— START —
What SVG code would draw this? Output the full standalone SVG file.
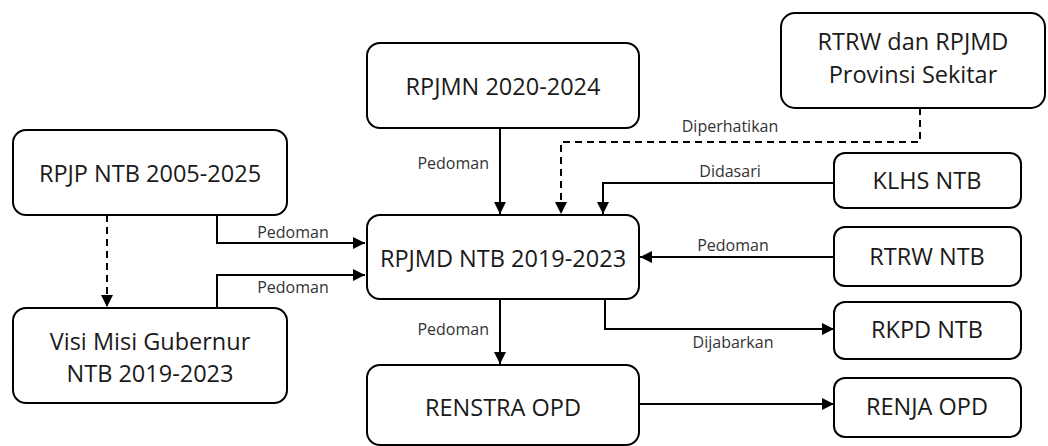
<svg xmlns="http://www.w3.org/2000/svg" width="1048" height="446" viewBox="0 0 1048 446">
<style>
.box{fill:#fff;stroke:#000;stroke-width:2}
.t{font-family:"Open Sans","Liberation Sans",sans-serif;font-size:23.5px;fill:#1a1a1a;text-anchor:middle}
.l{font-family:"Open Sans","Liberation Sans",sans-serif;font-size:16px;fill:#333}
.c{fill:none;stroke:#000;stroke-width:2}
.d{stroke-dasharray:7 5}
</style>
<defs>
<marker id="ah" markerUnits="userSpaceOnUse" markerWidth="14" markerHeight="14" viewBox="0 0 14 14" refX="13" refY="7" orient="auto">
<path d="M1,1 L13,7 L1,13 Z" fill="#000"/>
</marker>
</defs>
<rect width="1048" height="446" fill="#fff"/>
<g id="connectors">
<path class="c" d="M217,215 V243 H365" marker-end="url(#ah)"/>
<path class="c" d="M217,308 V275 H365" marker-end="url(#ah)"/>
<path class="c d" d="M107,215 V307" marker-end="url(#ah)"/>
<path class="c" d="M500,128 V214" marker-end="url(#ah)"/>
<path class="c d" d="M920,108 V142 H561 V214" marker-end="url(#ah)"/>
<path class="c" d="M834,183 H603 V214" marker-end="url(#ah)"/>
<path class="c" d="M834,257 H640" marker-end="url(#ah)"/>
<path class="c" d="M500,299 V364" marker-end="url(#ah)"/>
<path class="c" d="M605,299 V329 H834" marker-end="url(#ah)"/>
<path class="c" d="M639,404 H834" marker-end="url(#ah)"/>
<text class="l" x="293" y="238" text-anchor="middle">Pedoman</text>
<text class="l" x="293" y="293" text-anchor="middle">Pedoman</text>
<text class="l" x="489" y="169" text-anchor="end">Pedoman</text>
<text class="l" x="730" y="132" text-anchor="middle">Diperhatikan</text>
<text class="l" x="730" y="177" text-anchor="middle">Didasari</text>
<text class="l" x="733" y="251" text-anchor="middle">Pedoman</text>
<text class="l" x="733" y="348" text-anchor="middle">Dijabarkan</text>
<text class="l" x="489" y="335" text-anchor="end">Pedoman</text>
</g>
<g id="rpjp"><rect class="box" x="13" y="130" width="274" height="85" rx="13"/><text class="t" x="150" y="182">RPJP NTB 2005-2025</text></g>
<g id="visi"><rect class="box" x="13" y="308" width="274" height="95" rx="13"/><text class="t" x="150" y="350">Visi Misi Gubernur</text><text class="t" x="150" y="382">NTB 2019-2023</text></g>
<g id="rpjmn"><rect class="box" x="367" y="43" width="272" height="85" rx="13"/><text class="t" x="503" y="95">RPJMN 2020-2024</text></g>
<g id="rtrw-rpjmd"><rect class="box" x="781" y="13" width="264" height="95" rx="14"/><text class="t" x="913" y="50">RTRW dan RPJMD</text><text class="t" x="913" y="83">Provinsi Sekitar</text></g>
<g id="klhs"><rect class="box" x="834" y="153" width="187" height="55" rx="11"/><text class="t" x="927" y="189">KLHS NTB</text></g>
<g id="rpjmd"><rect class="box" x="367" y="215" width="272" height="84" rx="13"/><text class="t" x="503" y="267">RPJMD NTB 2019-2023</text></g>
<g id="rtrw"><rect class="box" x="834" y="227" width="187" height="59" rx="11"/><text class="t" x="927" y="265">RTRW NTB</text></g>
<g id="rkpd"><rect class="box" x="834" y="302" width="187" height="57" rx="11"/><text class="t" x="927" y="338">RKPD NTB</text></g>
<g id="renstra"><rect class="box" x="367" y="365" width="272" height="80" rx="13"/><text class="t" x="503" y="416">RENSTRA OPD</text></g>
<g id="renja"><rect class="box" x="834" y="378" width="187" height="59" rx="11"/><text class="t" x="927" y="415">RENJA OPD</text></g>
</svg>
— END —
**WHAT THE TASK ASKS:** With the pictures left out, transcribe the material exactly.

**TASK RESPONSE:**
What SVG code would draw this? Output the full standalone SVG file.
<svg xmlns="http://www.w3.org/2000/svg" width="1048" height="446" viewBox="0 0 1048 446">
<style>
.box{fill:#fff;stroke:#000;stroke-width:2}
.t{font-family:"Open Sans","Liberation Sans",sans-serif;font-size:23.5px;fill:#1a1a1a;text-anchor:middle}
.l{font-family:"Open Sans","Liberation Sans",sans-serif;font-size:16px;fill:#333}
.c{fill:none;stroke:#000;stroke-width:2}
.d{stroke-dasharray:7 5}
</style>
<defs>
<marker id="ah" markerUnits="userSpaceOnUse" markerWidth="14" markerHeight="14" viewBox="0 0 14 14" refX="13" refY="7" orient="auto">
<path d="M1,1 L13,7 L1,13 Z" fill="#000"/>
</marker>
</defs>
<rect width="1048" height="446" fill="#fff"/>
<g id="connectors">
<path class="c" d="M217,215 V243 H365" marker-end="url(#ah)"/>
<path class="c" d="M217,308 V275 H365" marker-end="url(#ah)"/>
<path class="c d" d="M107,215 V307" marker-end="url(#ah)"/>
<path class="c" d="M500,128 V214" marker-end="url(#ah)"/>
<path class="c d" d="M920,108 V142 H561 V214" marker-end="url(#ah)"/>
<path class="c" d="M834,183 H603 V214" marker-end="url(#ah)"/>
<path class="c" d="M834,257 H640" marker-end="url(#ah)"/>
<path class="c" d="M500,299 V364" marker-end="url(#ah)"/>
<path class="c" d="M605,299 V329 H834" marker-end="url(#ah)"/>
<path class="c" d="M639,404 H834" marker-end="url(#ah)"/>
<text class="l" x="293" y="238" text-anchor="middle">Pedoman</text>
<text class="l" x="293" y="293" text-anchor="middle">Pedoman</text>
<text class="l" x="489" y="169" text-anchor="end">Pedoman</text>
<text class="l" x="730" y="132" text-anchor="middle">Diperhatikan</text>
<text class="l" x="730" y="177" text-anchor="middle">Didasari</text>
<text class="l" x="733" y="251" text-anchor="middle">Pedoman</text>
<text class="l" x="733" y="348" text-anchor="middle">Dijabarkan</text>
<text class="l" x="489" y="335" text-anchor="end">Pedoman</text>
</g>
<g id="rpjp"><rect class="box" x="13" y="130" width="274" height="85" rx="13"/><text class="t" x="150" y="182">RPJP NTB 2005-2025</text></g>
<g id="visi"><rect class="box" x="13" y="308" width="274" height="95" rx="13"/><text class="t" x="150" y="350">Visi Misi Gubernur</text><text class="t" x="150" y="382">NTB 2019-2023</text></g>
<g id="rpjmn"><rect class="box" x="367" y="43" width="272" height="85" rx="13"/><text class="t" x="503" y="95">RPJMN 2020-2024</text></g>
<g id="rtrw-rpjmd"><rect class="box" x="781" y="13" width="264" height="95" rx="14"/><text class="t" x="913" y="50">RTRW dan RPJMD</text><text class="t" x="913" y="83">Provinsi Sekitar</text></g>
<g id="klhs"><rect class="box" x="834" y="153" width="187" height="55" rx="11"/><text class="t" x="927" y="189">KLHS NTB</text></g>
<g id="rpjmd"><rect class="box" x="367" y="215" width="272" height="84" rx="13"/><text class="t" x="503" y="267">RPJMD NTB 2019-2023</text></g>
<g id="rtrw"><rect class="box" x="834" y="227" width="187" height="59" rx="11"/><text class="t" x="927" y="265">RTRW NTB</text></g>
<g id="rkpd"><rect class="box" x="834" y="302" width="187" height="57" rx="11"/><text class="t" x="927" y="338">RKPD NTB</text></g>
<g id="renstra"><rect class="box" x="367" y="365" width="272" height="80" rx="13"/><text class="t" x="503" y="416">RENSTRA OPD</text></g>
<g id="renja"><rect class="box" x="834" y="378" width="187" height="59" rx="11"/><text class="t" x="927" y="415">RENJA OPD</text></g>
</svg>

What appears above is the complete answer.